The Continuing Resolution – passed by the House of Representatives on Tuesday and the Senate on Wednesday – extends funding for critical domestic nutrition programs through January 19 and many global food security programs through February 2. Critically, the legislation also extends the Farm Bill through September 30, 2024. The Farm Bill, which was set to expire at the end of the year – authorizes domestic programs such as SNAP and TEFAP, as well as global programs such as Food for Peace and the McGovern-Dole Food for Education Program.
Absent from the bill is adequate funding for the Special Supplemental Nutrition Program for Women, Infants, and Children (WIC). WIC provides nutritional and health support for millions of pregnant women and new mothers and their children across the country. For the first time in 25 years, a funding shortfall threatens to force the implementation of waiting lists for eligible beneficiaries.
The Alliance to End Hunger is deeply concerned by the lack of sufficient appropriations against the backdrop of rising need everywhere.

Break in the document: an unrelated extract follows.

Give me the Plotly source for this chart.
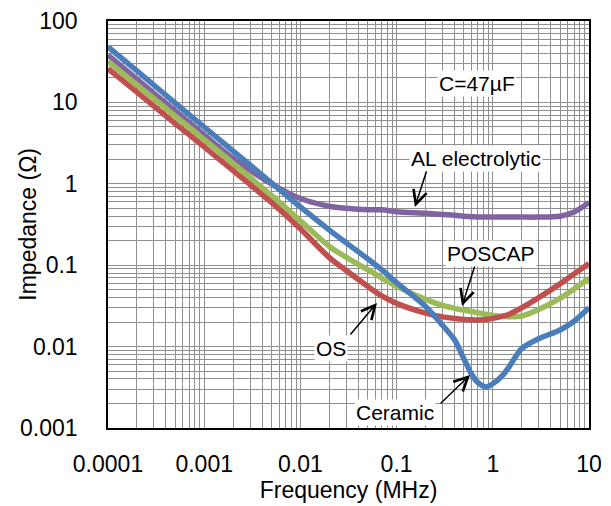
import numpy as np
import plotly.graph_objects as go

# ---- data ----
freq_mhz = [1e-4, 2e-4, 5e-4, 1e-3, 2e-3, 5e-3, 1e-2, 2e-2, 3e-2, 5e-2, 7e-2,
            0.1, 0.2, 0.3, 0.4, 0.5, 0.6, 0.7, 0.85, 1, 1.3, 1.5, 2, 3, 5, 7, 10]

al_electrolytic = [38, 19.3, 7.85, 3.98, 2.05, 1.0, 0.66, 0.53, 0.50, 0.48, 0.48,
                   0.455, 0.435, 0.42, 0.41, 0.40, 0.395, 0.39, 0.39, 0.39, 0.39, 0.39,
                   0.39, 0.39, 0.40, 0.45, 0.59]
poscap = [32, 16.4, 6.8, 3.5, 1.78, 0.72, 0.35, 0.17, 0.125, 0.088, 0.070,
          0.055, 0.038, 0.032, 0.0295, 0.028, 0.027, 0.026, 0.025, 0.0242, 0.0235, 0.0233,
          0.0238, 0.0286, 0.039, 0.051, 0.069]
os_cap = [26, 13.4, 5.5, 2.85, 1.45, 0.59, 0.28, 0.124, 0.086, 0.055, 0.042,
          0.034, 0.0258, 0.0232, 0.0222, 0.0216, 0.0213, 0.0212, 0.0215, 0.0222, 0.0238, 0.0252,
          0.030, 0.040, 0.059, 0.078, 0.105]
ceramic = [48, 24.4, 9.8, 4.97, 2.52, 1.03, 0.52, 0.27, 0.188, 0.120, 0.088,
           0.061, 0.031, 0.0183, 0.0121, 0.0071, 0.0046, 0.0036, 0.0032, 0.0035, 0.0046, 0.0058,
           0.0095, 0.0125, 0.0160, 0.0205, 0.030]

x_tick_vals = [1e-4, 1e-3, 1e-2, 1e-1, 1, 10]
x_tick_text = ["0.0001", "0.001", "0.01", "0.1", "1", "10"]
y_tick_vals = [1e-3, 1e-2, 1e-1, 1, 10, 100]
y_tick_text = ["0.001", "0.01", "0.1", "1", "10", "100"]

# labels: text, text position (freq, impedance), arrow tip (freq, impedance), arrow tail offset px
labels = [
    ("AL electrolytic", 0.668, 2.02, 0.155, 0.52, 12, -37),
    ("POSCAP", 0.957, 0.141, 0.479, 0.0316, 13, -41),
    ("OS", 0.0208, 0.0096, 0.0625, 0.0344, -27, 32),
    ("Ceramic", 0.0962, 0.00153, 0.58, 0.00448, -30, 29),
]
cap_note = ("C=47µF", 0.686, 17.3)

FONT = "Liberation Sans, Arial, sans-serif"

series = [
    ("AL electrolytic", al_electrolytic, "#8064A2"),
    ("POSCAP", poscap, "#9BBB59"),
    ("OS", os_cap, "#C0504D"),
    ("Ceramic", ceramic, "#4A7EBB"),
]

fig = go.Figure()
for name, vals, col in series:
    fig.add_trace(go.Scatter(x=freq_mhz, y=vals, mode="lines", name=name,
                             line=dict(color=col, width=5.5, shape="spline", smoothing=0.8)))

def minor_vals(decades):
    out = []
    for d in decades:
        for m in range(2, 10):
            out.append(m * 10.0 ** d)
    return out

grid_col = "#8f8f8f"
fig.update_xaxes(type="log", range=[-4, 1], tickvals=x_tick_vals, ticktext=x_tick_text,
                 showgrid=True, gridcolor=grid_col, gridwidth=1.2,
                 minor=dict(tickvals=minor_vals(range(-4, 1)), showgrid=True,
                            gridcolor=grid_col, gridwidth=1.2, ticks=""),
                 showline=True, linecolor="black", linewidth=1.5, mirror=True,
                 ticks="", ticklabelstandoff=15, automargin=False,
                 tickfont=dict(family=FONT, size=23, color="black"),
                 title=dict(text="Frequency (MHz)", standoff=2,
                            font=dict(family=FONT, size=23, color="black")),
                 zeroline=False)
fig.update_yaxes(type="log", range=[-3, 2], tickvals=y_tick_vals, ticktext=y_tick_text,
                 showgrid=True, gridcolor=grid_col, gridwidth=1.2,
                 minor=dict(tickvals=minor_vals(range(-3, 2)), showgrid=True,
                            gridcolor=grid_col, gridwidth=1.2, ticks=""),
                 showline=True, linecolor="black", linewidth=1.5, mirror=True,
                 ticks="", ticklabelstandoff=24, automargin=False,
                 tickfont=dict(family=FONT, size=23, color="black"),
                 zeroline=False)

annotations = []
for text, tx, ty, fx, fy, ax, ay in labels:
    # arrow only
    annotations.append(dict(x=np.log10(fx), y=np.log10(fy), xref="x", yref="y",
                            text="", showarrow=True, ax=ax, ay=ay, borderpad=0,
                            arrowhead=5, arrowsize=1.8, arrowwidth=1.5, arrowcolor="black",
                            font=dict(size=1)))
    # label text
    annotations.append(dict(x=np.log10(tx), y=np.log10(ty), xref="x", yref="y",
                            text=text, showarrow=False, bgcolor="white", borderpad=1,
                            font=dict(family=FONT, size=21, color="black")))
annotations.append(dict(x=np.log10(cap_note[1]), y=np.log10(cap_note[2]), xref="x", yref="y",
                        text=cap_note[0], showarrow=False, bgcolor="white", borderpad=1,
                        font=dict(family=FONT, size=21, color="black")))
annotations.append(dict(x=-0.168, y=0.5, xref="paper", yref="paper", text="Impedance (Ω)",
                        textangle=-90, showarrow=False, xanchor="center", yanchor="middle",
                        font=dict(family=FONT, size=23, color="black")))

# page body adds an 8px offset, so the figure is 8px smaller and margins shifted
fig.update_layout(width=603, height=498, margin=dict(l=100, r=22, t=13, b=78, autoexpand=False),
                  paper_bgcolor="white", plot_bgcolor="white", showlegend=False,
                  annotations=annotations)

fig.write_html("out.html")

The U.S. Department of Agriculture recently reported the largest increase in food insecurity in the United States since 2014. Further, an ongoing global food crisis has led to what the World Food Programme reports to be an estimated 783 million people around the world facing chronic hunger due to climate change, violent conflict, and continuing economic volatility including severe inflation.
“Hunger and malnutrition are a persistent and increasing problem for families and communities both in our country and around the world,” states Alliance to End Hunger president Eric Mitchell. “These issues need to be priorities for policymakers, but will ultimately not be fully addressed until legislators decide to focus on governing overall and provide sufficient funds to ensure nobody goes to bed hungry.”